◆ **DATA SHOWN**:

◇ ◇ ◇

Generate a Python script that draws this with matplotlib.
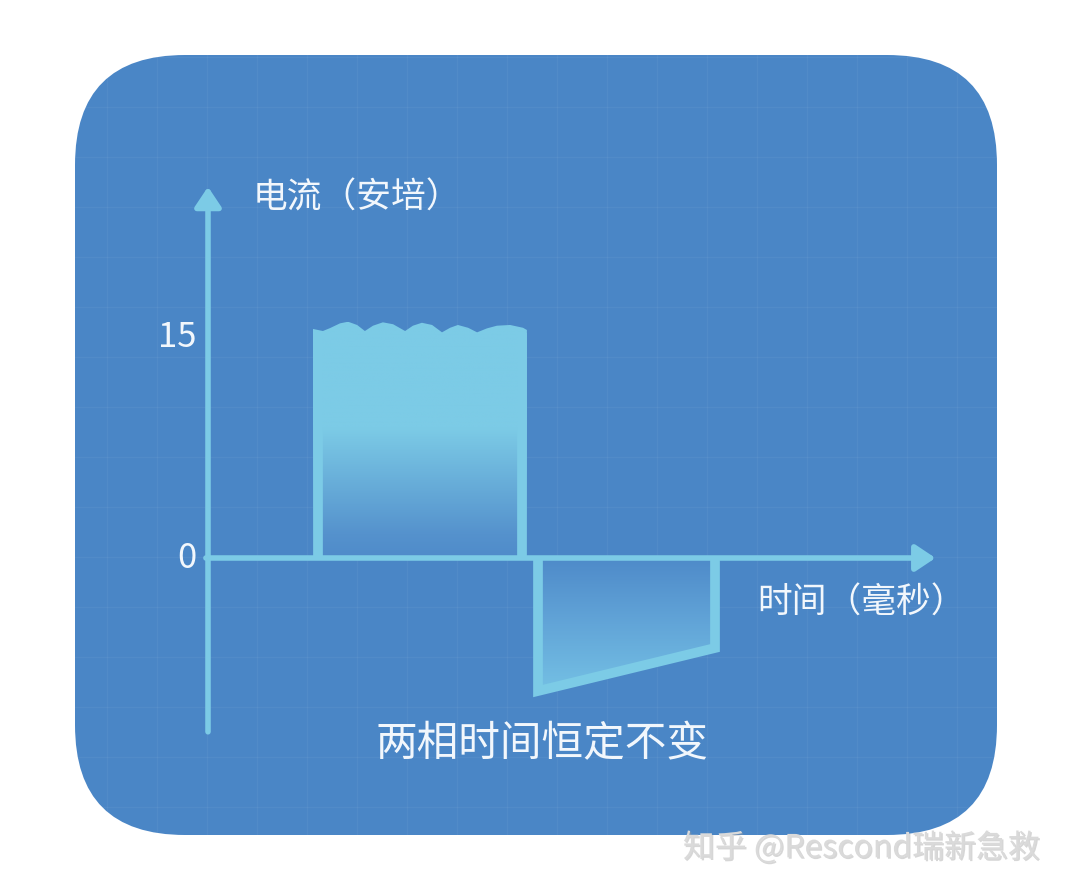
import numpy as np
import matplotlib
matplotlib.use("Agg")
import matplotlib.pyplot as plt
from matplotlib.patches import FancyBboxPatch, Polygon
from matplotlib.colors import LinearSegmentedColormap
import matplotlib.patheffects as pe

plt.rcParams['font.family'] = ['Noto Sans CJK SC', 'DejaVu Sans']

# data: time (ms) / current (A)
pos_start, pos_end = 3.67, 10.47
# wavy top of the positive phase
pos_top_t = [3.50, 3.83, 4.07, 4.40, 4.67, 4.97, 5.23, 5.50, 5.83, 6.17, 6.57, 6.83,
             7.13, 7.47, 7.80, 8.07, 8.33, 8.67, 8.97, 9.30, 9.63, 10.07, 10.50, 10.63]
pos_top_i = [15.55, 15.41, 15.61, 15.93, 16.04, 15.82, 15.41, 15.77, 16.00, 15.87, 15.41, 15.77,
             15.97, 15.82, 15.32, 15.63, 15.82, 15.63, 15.32, 15.59, 15.77, 15.82, 15.63, 15.48]
neg_t = [11.0, 11.0, 16.9, 16.9]
neg_i = [0.0, -9.03, -6.11, 0.0]
y_ticks = [0, 15]
y_label = "电流（安培）"
x_label = "时间（毫秒）"
title = "两相时间恒定不变"
watermark = "知乎 @Rescond瑞新急救"

BG = '#4a86c6'
LIGHT = '#7ccbe6'
TXT = '#f2f7fc'

W, H = 1067, 892
fig = plt.figure(figsize=(W / 100, H / 100), dpi=100)
fig.patch.set_facecolor('white')

# background panel in pixel coords
bg = fig.add_axes([0, 0, 1, 1])
bg.set_xlim(0, W)
bg.set_ylim(H, 0)
bg.axis('off')
panel = FancyBboxPatch((75, 55), 922, 780, boxstyle='round,pad=0,rounding_size=110',
                       facecolor=BG, edgecolor='none')
bg.add_patch(panel)
for gx in np.arange(7, W, 50):
    ln = bg.axvline(gx, color='white', alpha=0.045, lw=1)
    ln.set_clip_path(panel)
for gy in np.arange(7, H, 50):
    ln = bg.axhline(gy, color='white', alpha=0.045, lw=1)
    ln.set_clip_path(panel)

# data axes: x px = 208 + 30 t, y px = 558 - 14.73 I
ax = fig.add_axes([0, 0, 1, 1])
ax.patch.set_alpha(0)
ax.set_xlim(-208 / 30, (W - 208) / 30)
ax.set_ylim((558 - H) / 14.73, 558 / 14.73)
ax.axis('off')

grad = np.linspace(0, 1, 256).reshape(-1, 1)

# positive phase
pos_poly = [(pos_top_t[0], 0)] + list(zip(pos_top_t, pos_top_i)) + [(pos_top_t[-1], 0)]
clip1 = Polygon(pos_poly, closed=True, facecolor='none', edgecolor='none')
ax.add_patch(clip1)
cm1 = LinearSegmentedColormap.from_list('p', [(0, '#4f8bca'), (0.1, '#5592cd'), (0.55, LIGHT), (1, LIGHT)])
im1 = ax.imshow(grad, extent=[pos_top_t[0], pos_top_t[-1], 0, 16], origin='lower',
                aspect='auto', cmap=cm1, zorder=2)
im1.set_clip_path(clip1)
for t in (pos_start, pos_end):
    ax.plot([t, t], [0, 15.3], color=LIGHT, lw=7, solid_capstyle='butt', zorder=3)

# negative phase
clip2 = Polygon(list(zip(neg_t, neg_i)), closed=True, facecolor='none', edgecolor='none')
ax.add_patch(clip2)
cm2 = LinearSegmentedColormap.from_list('n', [(0, '#74c0e4'), (0.5, '#62a5d8'), (1, '#4e8ac9')])
im2 = ax.imshow(grad, extent=[neg_t[0], neg_t[-1], min(neg_i), 0], origin='lower',
                aspect='auto', cmap=cm2, zorder=2)
im2.set_clip_path(clip2)
ax.plot(neg_t, neg_i, color=LIGHT, lw=7, solid_joinstyle='miter', solid_capstyle='butt', zorder=3)

# axes with arrows
arrow = dict(arrowstyle='-|>,head_length=0.6,head_width=0.4', color=LIGHT, lw=4,
             mutation_scale=20, shrinkA=0, shrinkB=0)
ax.annotate('', xy=(0, 25.2), xytext=(0, -11.8), arrowprops=arrow, zorder=4)
ax.annotate('', xy=(24.25, 0), xytext=(-0.07, 0), arrowprops=arrow, zorder=4)

for v in y_ticks:
    ax.text(-0.4, v, str(v), ha='right', va='center', fontsize=25, color=TXT, zorder=5)

ax.text(1.5, 24.45, y_label, ha='left', va='center', fontsize=25, color=TXT)
ax.text(18.3, -3.05, x_label, ha='left', va='center', fontsize=25, color=TXT)
ax.text(11.13, -12.7, title, ha='center', va='center', fontsize=30, color=TXT)

bg.text(1040, 848, watermark, ha='right', va='center', fontsize=23, color='#dadada',
        path_effects=[pe.withSimplePatchShadow(offset=(1, -1), shadow_rgbFace='#9a9a9a', alpha=0.4)])

fig.savefig('out.png', dpi=100, facecolor='white')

◇ ◇ ◇

◆ **DIRECTIONS**:
Leave out the pictures and restate, word for word, the lines from the top of the data through the line containing "fig.patch.set_facecolor('white')", both included.

◆ **TASK RESULT**:
Generate a Python script that draws this with matplotlib.
import numpy as np
import matplotlib
matplotlib.use("Agg")
import matplotlib.pyplot as plt
from matplotlib.patches import FancyBboxPatch, Polygon
from matplotlib.colors import LinearSegmentedColormap
import matplotlib.patheffects as pe

plt.rcParams['font.family'] = ['Noto Sans CJK SC', 'DejaVu Sans']

# data: time (ms) / current (A)
pos_start, pos_end = 3.67, 10.47
# wavy top of the positive phase
pos_top_t = [3.50, 3.83, 4.07, 4.40, 4.67, 4.97, 5.23, 5.50, 5.83, 6.17, 6.57, 6.83,
             7.13, 7.47, 7.80, 8.07, 8.33, 8.67, 8.97, 9.30, 9.63, 10.07, 10.50, 10.63]
pos_top_i = [15.55, 15.41, 15.61, 15.93, 16.04, 15.82, 15.41, 15.77, 16.00, 15.87, 15.41, 15.77,
             15.97, 15.82, 15.32, 15.63, 15.82, 15.63, 15.32, 15.59, 15.77, 15.82, 15.63, 15.48]
neg_t = [11.0, 11.0, 16.9, 16.9]
neg_i = [0.0, -9.03, -6.11, 0.0]
y_ticks = [0, 15]
y_label = "电流（安培）"
x_label = "时间（毫秒）"
title = "两相时间恒定不变"
watermark = "知乎 @Rescond瑞新急救"

BG = '#4a86c6'
LIGHT = '#7ccbe6'
TXT = '#f2f7fc'

W, H = 1067, 892
fig = plt.figure(figsize=(W / 100, H / 100), dpi=100)
fig.patch.set_facecolor('white')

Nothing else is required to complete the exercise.